中国全体では、SARSのようなアウトブレイクが人獣共通感染症波及イベントによって引き起こされるリスクの方が、研究関連のアウトブレイクのリスクよりも高いという可能性はあるが、よりによって武漢で始まったアウトブレイクを考えると、この結果を単純に一般化することはできない。研究関連のアウトブレイクのリスクが容易に優勢になる可能性が存在する。

これは宝くじのアナロジーで例えられる。人獣共通感染症の波及とコロナウイルス研究の事故が、中国で販売されている2つの宝くじだと想像しよう。武漢は、これらのコロナウイルスのサンプリングや活発な研究を行っている中国の研究所の大半を有しているため、中国で販売されているコロナウイルス研究事故という宝くじ券の大部分を購入している (中国全土のコロナウイルス研究の約半分と見積もっていいだろう)。

同時に、武漢は全国の人獣共通感染症の波及という宝くじの1%未満しか購入していない。なぜなら、武漢は中国の人口の1%未満であり、コウモリの集団への直接的な暴露はせいぜい平均的なもので、中国にある人口100万人以上で交通の便が良く、野生動物市場がある110以上の都市の1つに過ぎないからだ。

その結果、武漢が宝くじに当選したと言われた場合、武漢は中国の平均的な場所と比較して、人畜共通感染症の波及という宝くじよりも研究関連の事故という宝くじの当選券を持っている可能性が非常に高くなる。
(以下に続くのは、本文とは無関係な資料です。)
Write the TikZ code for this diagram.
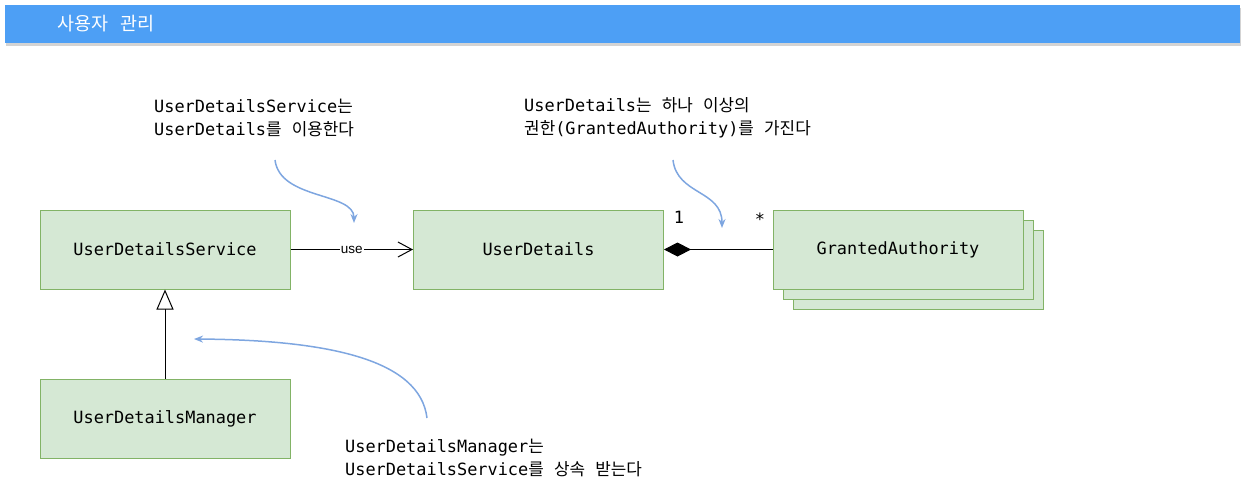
\documentclass[tikz,border=0pt]{standalone}
\usepackage{fontspec}
\setmainfont{Liberation Sans}
\setmonofont{DejaVu Sans Mono}
\newfontfamily\kor{Noto Sans CJK KR}
\usetikzlibrary{arrows.meta,shadows}

\definecolor{boxfill}{HTML}{D5E8D4}
\definecolor{boxline}{HTML}{82B366}
\definecolor{hintblue}{HTML}{7EA6E0}
\definecolor{titleblue}{HTML}{4D9FF5}

\newcommand{\boxfont}{\fontsize{16.9}{23}\selectfont\ttfamily}
\newcommand{\titlefont}{\fontsize{18.5}{20}\selectfont\kor}
\newcommand{\uselabelfont}{\fontsize{13.5}{16}\selectfont\rmfamily}

\begin{document}
\begin{tikzpicture}[x=1pt,y=-1pt,
   classbox/.style={draw=boxline,fill=boxfill,line width=1pt,
      minimum width=250pt,minimum height=79pt,font=\boxfont},
   note/.style={anchor=west,align=left,inner sep=0pt,font=\boxfont},
   mult/.style={inner sep=0pt,font=\boxfont},
   hint/.style={draw=hintblue,line width=1.5pt,-{Stealth[length=9pt,width=7pt]}}]

\useasboundingbox (0,0) rectangle (1246,499);

% title bar
\node[fill=titleblue,inner sep=0pt,anchor=north west,
   minimum width=1235pt,minimum height=38pt,
   drop shadow={shadow xshift=1pt,shadow yshift=-3pt,opacity=0.35}] (title) at (5,5) {};
\node[anchor=west,inner sep=0pt,text=white,font=\titlefont] (titletext) at (57,24) {사용자\hspace{12pt}관리};

% classes
\node[classbox] (svc) at (165,249.5) {UserDetailsService};
\node[classbox] (det) at (538.5,249.5) {UserDetails};
\node[classbox] (ga3) at (918,269.5) {};
\node[classbox] (ga2) at (908,259.5) {};
\node[classbox] (ga) at (898,249.5) {GrantedAuthority};
\node[classbox] (mgr) at (165,418.5) {UserDetailsManager};

% relations
\draw[line width=1pt,-{Straight Barb[length=14pt,width=15pt]}] (svc) --
   node[fill=white,inner sep=1pt,font=\uselabelfont] (uselbl) {use} (det);
\draw[line width=1pt,{Diamond[length=27pt,width=14pt]}-] (det) -- (ga);
\draw[line width=1pt,-{Triangle[open,length=20pt,width=17pt,fill=white]}] (mgr) -- (svc);

\node[mult] (one) at (679,217) {1};
\node[mult] (many) at (760,219) {*};

% notes
\node[note] (note1) at (154,118) {UserDetailsService{\kor 는}\\UserDetails{\kor 를} {\kor 이용한다}};
\node[note] (note2) at (524,118) {UserDetails{\kor 는} {\kor 하나} {\kor 이상의}\\{\kor 권한}(GrantedAuthority){\kor 를} {\kor 가진다}};
\node[note] (note3) at (345,458) {UserDetailsManager{\kor 는}\\UserDetailsService{\kor 를} {\kor 상속} {\kor 받는다}};

% hints
\coordinate (h1s) at (275,160);
\coordinate (h1e) at (354,223);
\coordinate (h2s) at (673,160);
\coordinate (h2e) at (722,228);
\coordinate (h3s) at (427,418);
\coordinate (h3e) at (194,339);
\draw[hint] (h1s) .. controls (280,200) and (354,192) .. (h1e);
\draw[hint] (h2s) .. controls (677,195) and (722,190) .. (h2e);
\draw[hint] (h3s) .. controls (420,360) and (330,340) .. (h3e);

\end{tikzpicture}
\end{document}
これも、武漢が中国で入手可能な研究事故の宝くじの大半を購入したが、波及の宝くじはせいぜいそれなりの (わずかな) 部分でしかないという単純な威力によるものである。

このことから、人畜共通感染症の波及対研究事故の相対的な確率あるいはオッズは、どの都市の宝くじが当たったかによって大きく異なることがわかる。したがって、中国全体から武漢に一般化するのは全くの誤りである。
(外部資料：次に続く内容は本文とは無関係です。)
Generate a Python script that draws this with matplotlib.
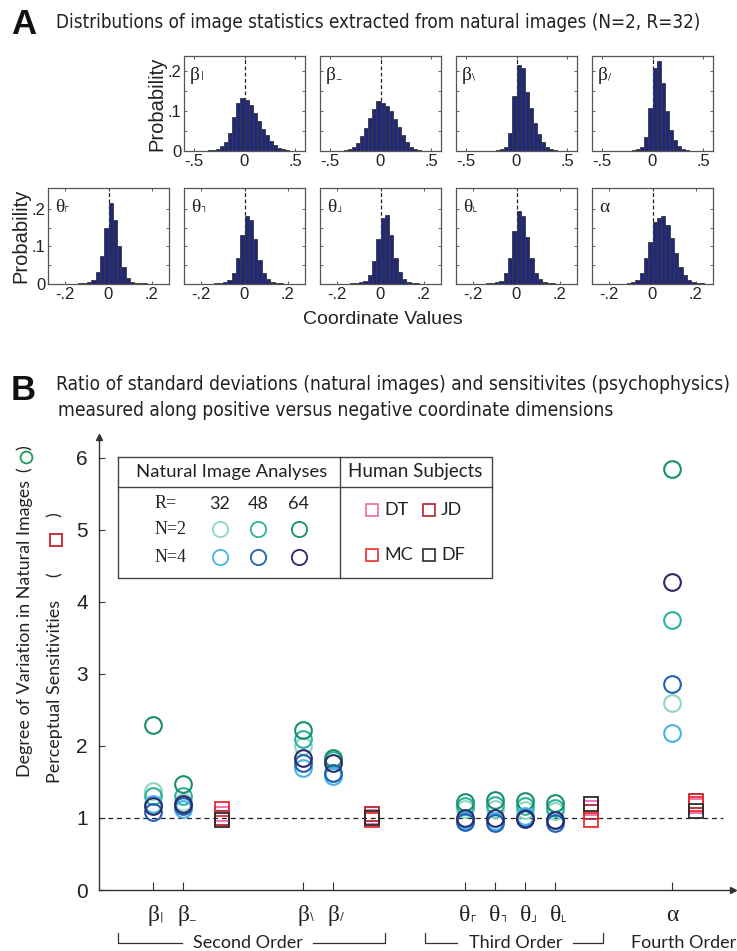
import numpy as np
import matplotlib
matplotlib.use('Agg')
import matplotlib.pyplot as plt
from matplotlib import font_manager

W, H = 737, 951

# ---------------- panel A data (bar heights) ----------------
top_centers = [-0.42, -0.38, -0.34, -0.30, -0.26, -0.22, -0.18, -0.14, -0.10, -0.06, -0.02,
               0.02, 0.06, 0.10, 0.14, 0.18, 0.22, 0.26, 0.30, 0.34, 0.38, 0.42]
beta_vert = [0, 0.001, 0.002, 0.003, 0.006, 0.012, 0.022, 0.045, 0.086, 0.119, 0.133,
             0.127, 0.115, 0.095, 0.075, 0.056, 0.039, 0.025, 0.015, 0.008, 0.004, 0.002]
beta_horiz = [0, 0.001, 0.002, 0.004, 0.010, 0.020, 0.037, 0.058, 0.083, 0.104, 0.125,
              0.119, 0.113, 0.100, 0.080, 0.060, 0.040, 0.022, 0.011, 0.005, 0.002, 0.001]
beta_back = [0, 0, 0, 0, 0.001, 0.001, 0.002, 0.004, 0.011, 0.046, 0.137,
             0.215, 0.207, 0.148, 0.107, 0.070, 0.042, 0.023, 0.011, 0.005, 0.002, 0.001]
beta_fwd = [0, 0, 0, 0, 0, 0, 0.002, 0.004, 0.011, 0.036, 0.108,
            0.207, 0.226, 0.169, 0.101, 0.052, 0.028, 0.013, 0.006, 0.003, 0.001, 0]

bot_centers = [-0.27, -0.25, -0.23, -0.21, -0.19, -0.17, -0.15, -0.13, -0.11, -0.09, -0.07,
               -0.05, -0.03, -0.01, 0.01, 0.03, 0.05, 0.07, 0.09, 0.11, 0.13, 0.15,
               0.17, 0.19, 0.21, 0.23, 0.25, 0.27]
theta_tl = [0, 0, 0, 0, 0, 0, 0.001, 0.002, 0.003, 0.005, 0.011, 0.033, 0.075, 0.150,
            0.215, 0.170, 0.100, 0.046, 0.016, 0.006, 0.003, 0.002, 0.002, 0.001, 0.001, 0, 0, 0]
theta_tr = [0, 0, 0, 0, 0, 0, 0.001, 0.002, 0.003, 0.004, 0.010, 0.030, 0.070, 0.130,
            0.180, 0.170, 0.120, 0.065, 0.030, 0.012, 0.005, 0.003, 0.002, 0.001, 0.001, 0, 0, 0]
theta_br = [0, 0, 0, 0, 0, 0, 0.001, 0.002, 0.003, 0.004, 0.009, 0.025, 0.060, 0.120,
            0.175, 0.185, 0.130, 0.070, 0.032, 0.012, 0.005, 0.003, 0.002, 0.001, 0.001, 0, 0, 0]
theta_bl = [0, 0, 0, 0, 0, 0, 0.001, 0.002, 0.003, 0.004, 0.009, 0.028, 0.068, 0.140,
            0.195, 0.180, 0.125, 0.068, 0.030, 0.012, 0.005, 0.003, 0.002, 0.001, 0.001, 0, 0, 0]
alpha_h = [0, 0, 0, 0, 0, 0, 0, 0, 0.002, 0.006, 0.011, 0.028, 0.068, 0.113,
           0.166, 0.175, 0.180, 0.157, 0.122, 0.082, 0.046, 0.024, 0.011, 0.005, 0.003, 0.002, 0.001, 0]

top_hists = [beta_vert, beta_horiz, beta_back, beta_fwd]
bot_hists = [theta_tl, theta_tr, theta_br, theta_bl, alpha_h]

top_labels = [('β', '|'), ('β', '_'), ('β', '\\'), ('β', '/')]
bot_labels = [('θ', '┌'), ('θ', '┐'), ('θ', '┘'), ('θ', '└'), ('α', '')]

# ---------------- panel B data ----------------
cat_labels = [('β', '|'), ('β', '_'), ('β', '\\'), ('β', '/'),
              ('θ', '┌'), ('θ', '┐'), ('θ', '┘'), ('θ', '└'), ('α', '')]
cat_x = [0, 1, 5, 6, 10.4, 11.4, 12.4, 13.4, 17.3]
subj_x = [2.3, 7.3, 14.6, 18.1]

n2_r32 = [1.37, 1.22, 2.00, 1.62, 1.12, 1.12, 1.11, 1.10, 2.60]
n2_r48 = [1.30, 1.30, 2.10, 1.80, 1.16, 1.18, 1.17, 1.14, 3.75]
n2_r64 = [2.29, 1.47, 2.22, 1.83, 1.22, 1.25, 1.24, 1.21, 5.85]
n4_r32 = [1.20, 1.13, 1.70, 1.58, 0.97, 0.96, 1.03, 0.97, 2.18]
n4_r48 = [1.08, 1.17, 1.77, 1.63, 0.95, 0.93, 1.00, 0.93, 2.86]
n4_r64 = [1.17, 1.19, 1.83, 1.77, 1.00, 1.00, 0.98, 0.97, 4.27]

subj_dt = [1.05, 1.02, 1.14, 1.17]
subj_jd = [1.00, 1.05, 1.08, 1.23]
subj_mc = [1.12, 0.97, 0.97, 1.20]
subj_df = [0.97, 1.00, 1.20, 1.10]

circle_series = [(n2_r32, '#8fd6c1'), (n2_r48, '#2cb39b'), (n2_r64, '#168f6d'),
                 (n4_r32, '#46b3e8'), (n4_r48, '#2060b4'), (n4_r64, '#2a2a6c')]
square_series = [(subj_dt, '#f268a6'), (subj_jd, '#b3242e'), (subj_mc, '#ec2a30'), (subj_df, '#2b2b2b')]

HIST_FACE = '#21287a'
SANS = 'Liberation Sans'
HUMAN = 'Lato'
SERIF = 'Liberation Serif'
TXT = '#222222'

# a condensed face for the panel titles if one is installed
installed = {(f.name, f.stretch) for f in font_manager.fontManager.ttflist}
if any(n == 'Liberation Sans Narrow' for n, s in installed):
    TITLE_KW = dict(family='Liberation Sans Narrow')
elif ('DejaVu Sans', 'condensed') in installed or ('DejaVu Sans', 'semi-condensed') in installed:
    TITLE_KW = dict(family='DejaVu Sans', stretch='condensed')
else:
    TITLE_KW = dict(family=SANS)

fig = plt.figure(figsize=(W / 100, H / 100), dpi=100)
renderer = fig.canvas.get_renderer()


def add_ax(x0, y0, x1, y1):
    return fig.add_axes([x0 / W, 1 - y1 / H, (x1 - x0) / W, (y1 - y0) / H])


def fit(t, target, vertical=False):
    # scale font so the text spans target pixels
    bb = t.get_window_extent(renderer=renderer)
    span = bb.height if vertical else bb.width
    t.set_fontsize(t.get_fontsize() * target / span)
    return t.get_fontsize()


# overlay in pixel coords for free text
ov = fig.add_axes([0, 0, 1, 1], zorder=10)
ov.set_xlim(0, W)
ov.set_ylim(H, 0)
ov.axis('off')

SUB_SHIFT = {'|': (0, -0.18), '_': (0, -0.25), '\\': (0, -0.08), '/': (0, -0.08),
             '┌': (-0.28, -0.22), '┐': (0, -0.22), '┘': (0, 0.33), '└': (-0.28, 0.33)}


def sym(x, y, base, sub, size, sub_size, center=False):
    # greek letter with a small sign as subscript
    t = ov.text(x, y, base, fontsize=size, family=SERIF, ha='center' if center else 'left',
                va='baseline', color=TXT)
    if not sub:
        return
    bb = t.get_window_extent(renderer=renderer)
    bw = bb.width
    x_end = x + (bw / 2 if center else bw)
    em = sub_size * 100 / 72.0
    dx, dy = SUB_SHIFT[sub]
    ov.text(x_end + 0.5 + dx * em, y + dy * em, sub, fontsize=sub_size, family='DejaVu Sans',
            ha='left', va='baseline', color=TXT)


def hist_axes(ax, centers, vals, width, xlim, ylim, xticks, xtl):
    ax.bar(centers, vals, width=width, color=HIST_FACE, edgecolor='#3a3a3a', linewidth=0.6)
    ax.axvline(0, color=TXT, ls=(0, (3, 2)), lw=0.9, zorder=0.5)
    ax.set_xlim(*xlim)
    ax.set_ylim(*ylim)
    ax.set_xticks(xticks)
    ax.set_xticklabels(xtl, fontsize=12, family=SANS)
    ax.set_yticks([0, 0.05, 0.1, 0.15, 0.2])
    ax.set_yticklabels([])
    ax.tick_params(direction='in', length=2.5, width=0.6, top=True, right=True, pad=2, colors='#444',
                   labelcolor=TXT)
    for s in ax.spines.values():
        s.set_color('#555')
        s.set_linewidth(0.9)


# ---------------- panel A ----------------
ov.text(11, 24, 'A', fontsize=25, family=SANS, weight='bold', va='center', ha='left', color='#111')
tA = ov.text(56, 22, 'Distributions of image statistics extracted from natural images (N=2, R=32)',
             fontsize=13, va='center', ha='left', color=TXT, **TITLE_KW)
fit(tA, 644)

for i, vals in enumerate(top_hists):
    x0 = 184 + 136 * i
    ax = add_ax(x0, 56, x0 + 121, 151)
    hist_axes(ax, top_centers, vals, 0.04, (-0.6, 0.6), (0, 0.2375), [-0.5, 0, 0.5], ['-.5', '0', '.5'])
    if i == 0:
        ax.set_yticklabels(['0', '', '.1', '', '.2'], fontsize=12, family=SANS)
        ax.set_ylabel('Probability', fontsize=14.5, family=SANS, labelpad=1, color=TXT)
    b, s = top_labels[i]
    sym(x0 + 6, 80, b, s, 14, 6.5)

for i, vals in enumerate(bot_hists):
    x0 = 48 + 136 * i
    ax = add_ax(x0, 188, x0 + 121, 284)
    hist_axes(ax, bot_centers, vals, 0.02, (-0.28, 0.28), (0, 0.256), [-0.2, 0, 0.2], ['-.2', '0', '.2'])
    if i == 0:
        ax.set_yticklabels(['0', '', '.1', '', '.2'], fontsize=12, family=SANS)
        ax.set_ylabel('Probability', fontsize=14.5, family=SANS, labelpad=1, color=TXT)
    b, s = bot_labels[i]
    sym(x0 + 7, 212, b, s, 14, 6.5)

ov.text(383, 319, 'Coordinate Values', fontsize=14, family=SANS, ha='center', va='center', color=TXT)

# ---------------- panel B ----------------
ov.text(11, 391, 'B', fontsize=25, family=SANS, weight='bold', va='center', ha='left', color='#111')
tB1 = ov.text(56, 385, 'Ratio of standard deviations (natural images) and sensitivites (psychophysics)',
              fontsize=13, va='center', ha='left', color=TXT, **TITLE_KW)
fsB = fit(tB1, 676)
tB2 = ov.text(58, 410, 'measured along positive versus negative coordinate dimensions',
              fontsize=fsB, va='center', ha='left', color=TXT, **TITLE_KW)

axB = add_ax(99, 437, 733, 890)
axB.set_xlim(-1.8, 19.33)
axB.set_ylim(0, 6.29)
for side in ['top', 'right']:
    axB.spines[side].set_visible(False)
for side in ['left', 'bottom']:
    axB.spines[side].set_color('#333')
    axB.spines[side].set_linewidth(1.0)
axB.plot(0, 1, '^', color='#333', ms=5, transform=axB.transAxes, clip_on=False)
axB.plot(1, 0, '>', color='#333', ms=5, transform=axB.transAxes, clip_on=False)
axB.set_yticks([0, 1, 2, 3, 4, 5, 6])
axB.set_yticklabels(['0', '1', '2', '3', '4', '5', '6'], fontsize=15, family=SANS, color=TXT)
axB.set_xticks(cat_x)
axB.set_xticklabels([])
axB.tick_params(axis='y', direction='in', length=4.5, width=0.8, pad=8, colors='#333', labelcolor=TXT)
axB.tick_params(axis='x', direction='in', length=6, width=0.8, colors='#333')
axB.plot([-1.8, 19.0], [1, 1], color=TXT, ls=(0, (4, 3)), lw=0.9, zorder=1)

for vals, col in circle_series:
    axB.plot(cat_x, vals, 'o', ms=12, mfc='none', mec=col, mew=1.5, ls='none', zorder=3)
for vals, col in square_series:
    axB.plot(subj_x, vals, 's', ms=10, mfc='none', mec=col, mew=1.3, ls='none', zorder=3)

# category labels under the axis
for (b, s), cx in zip(cat_labels, cat_x):
    px = axB.transData.transform((cx, 0))[0]
    sym(px, 921, b, s, 17, 8, center=True)


# group brackets
def bracket(x0, x1, t0, t1, y=943):
    ov.plot([x0, x0, t0], [y - 10, y, y], color='#333', lw=0.9)
    ov.plot([t1, x1, x1], [y, y, y - 10], color='#333', lw=0.9)


bracket(118, 385, 182, 313)
bracket(425, 603, 457, 573)
ov.text(248, 943, 'Second Order', fontsize=13, family=HUMAN, ha='center', va='center', color=TXT)
ov.text(516, 943, 'Third Order', fontsize=13, family=HUMAN, ha='center', va='center', color=TXT)
ov.text(684, 943, 'Fourth Order', fontsize=13, family=HUMAN, ha='center', va='center', color=TXT)

# y label: two rotated lines, each with its marker in brackets
yl1 = ov.text(25, 777, 'Degree of Variation in Natural Images', rotation=90, fontsize=14, family=HUMAN,
              ha='center', va='bottom', color=TXT)
fsY = fit(yl1, 297, vertical=True)
ov.text(25, 472, '(', rotation=90, fontsize=fsY, family=HUMAN, ha='center', va='bottom', color=TXT)
ov.plot(26, 457, 'o', ms=8.5, mfc='none', mec='#1e9a62', mew=1.3)
ov.text(25, 450, ')', rotation=90, fontsize=fsY, family=HUMAN, ha='center', va='bottom', color=TXT)
ov.text(55, 783, 'Perceptual Sensitivities', rotation=90, fontsize=fsY, family=HUMAN,
        ha='center', va='bottom', color=TXT)
ov.text(55, 577, '(', rotation=90, fontsize=fsY, family=HUMAN, ha='center', va='bottom', color=TXT)
ov.plot(56, 540, 's', ms=8, mfc='none', mec='#c8202f', mew=1.3)
ov.text(55, 517, ')', rotation=90, fontsize=fsY, family=HUMAN, ha='center', va='bottom', color=TXT)

# legend table
ov.plot([118, 492, 492, 118, 118], [457, 457, 578, 578, 457], color='#444', lw=1.0)
ov.plot([118, 492], [487, 487], color='#444', lw=1.0)
ov.plot([340, 340], [457, 578], color='#444', lw=1.0)
ov.text(232, 472, 'Natural Image Analyses', fontsize=13.3, family=HUMAN, ha='center', va='center', color=TXT)
ov.text(415, 472, 'Human Subjects', fontsize=13.5, family=HUMAN, ha='center', va='center', color=TXT)
ov.text(155, 503, 'R=', fontsize=13, family=SERIF, ha='left', va='center', color=TXT)
ov.text(155, 530, 'N=2', fontsize=13, family=SERIF, ha='left', va='center', color=TXT)
ov.text(155, 557, 'N=4', fontsize=13, family=SERIF, ha='left', va='center', color=TXT)
leg_x = [220, 258, 299]
for lx, rtxt in zip(leg_x, ['32', '48', '64']):
    ov.text(lx, 504, rtxt, fontsize=13, family=HUMAN, ha='center', va='center', color=TXT)
for k, (vals, col) in enumerate(circle_series):
    ov.plot(leg_x[k % 3], 529 if k < 3 else 557, 'o', ms=11, mfc='none', mec=col, mew=1.3)
subj_names = ['DT', 'JD', 'MC', 'DF']
subj_pos = [(372, 510), (429, 510), (372, 555), (429, 555)]
for (vals, col), name, (sx, sy) in zip(square_series, subj_names, subj_pos):
    ov.plot(sx, sy, 's', ms=9, mfc='none', mec=col, mew=1.2)
    ov.text(sx + 12, sy, name, fontsize=13, family=HUMAN, ha='left', va='center', color=TXT)

fig.savefig('out.png', dpi=100)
E15「研究関連の事故仮説の背後にある場所の論議は、全く有効ではない。その例を挙げよう。SARS-1は、最も類似したウイルスを持つコウモリの集団がいる雲南省から600マイル離れた場所で始まった。武漢にはむしろ野生動物市場があり、交通の便も良いので、アウトブレイクは武漢で始まった」

論理的な誤り:

a. ここでの問題は、この意見が場所と距離を混同していることだ。場所の論議は距離の論議ではない。極端なことを言えば、中国のどこかに天然ウイルスの宿主集団が生息していて、そのウイルスが中国のどこか (その天然宿主集団の近くだけではなく) で同じように簡単に最初のアウトブレイクを引き起こすと完全に仮定することができ、その結果、距離の議論は無効となる。この極端な仮定は、アウトブレイクが武漢で始まったという事実 (場所の議論) の重要性に何ら影響を与えない。

実際、人獣共通感染症の波及仮説に関する限り、武漢に特別なことは何もない。武漢は中国にある人口100万人以上で交通の便が良く、野生動物や飼育動物が販売されている中国の110以上の都市の一つに過ぎない。野生動物や飼育動物が手に入り、交通の便が良いということは、ウイルスが元の宿主集団からこれらの都市の多くに1,000マイルも移動することは実際に説明できるが、そのウイルスが武漢だけに移動する理由は全く説明できない。

b. さらに、実際にウイルスが宿主に潜んで雲南から武漢に移動したのであれば、そのような移動に最も適した宿主は野生動物や飼育動物 (これらはよりによって武漢を説明できない) ではなく、中国におけるコウモリコロナウイルス研究のまさに中心地である武漢へきちんと戻る前の、雲南で定期的にコウモリをサンプリングしていた多くのフィールドサンプラーの一人である可能性が高いという論議も可能である。

このことは、動物宿主仮説の問題点である感染源での動物宿主の検出がないことの説明にもなるし、これまでにウイルスが検出されていないことと完全に一致する。ウイルスは武漢で以前にサンプリングされたり接触されたりしたことはなく、その運命的な旅でもサンプリングされなかったのかもしれない。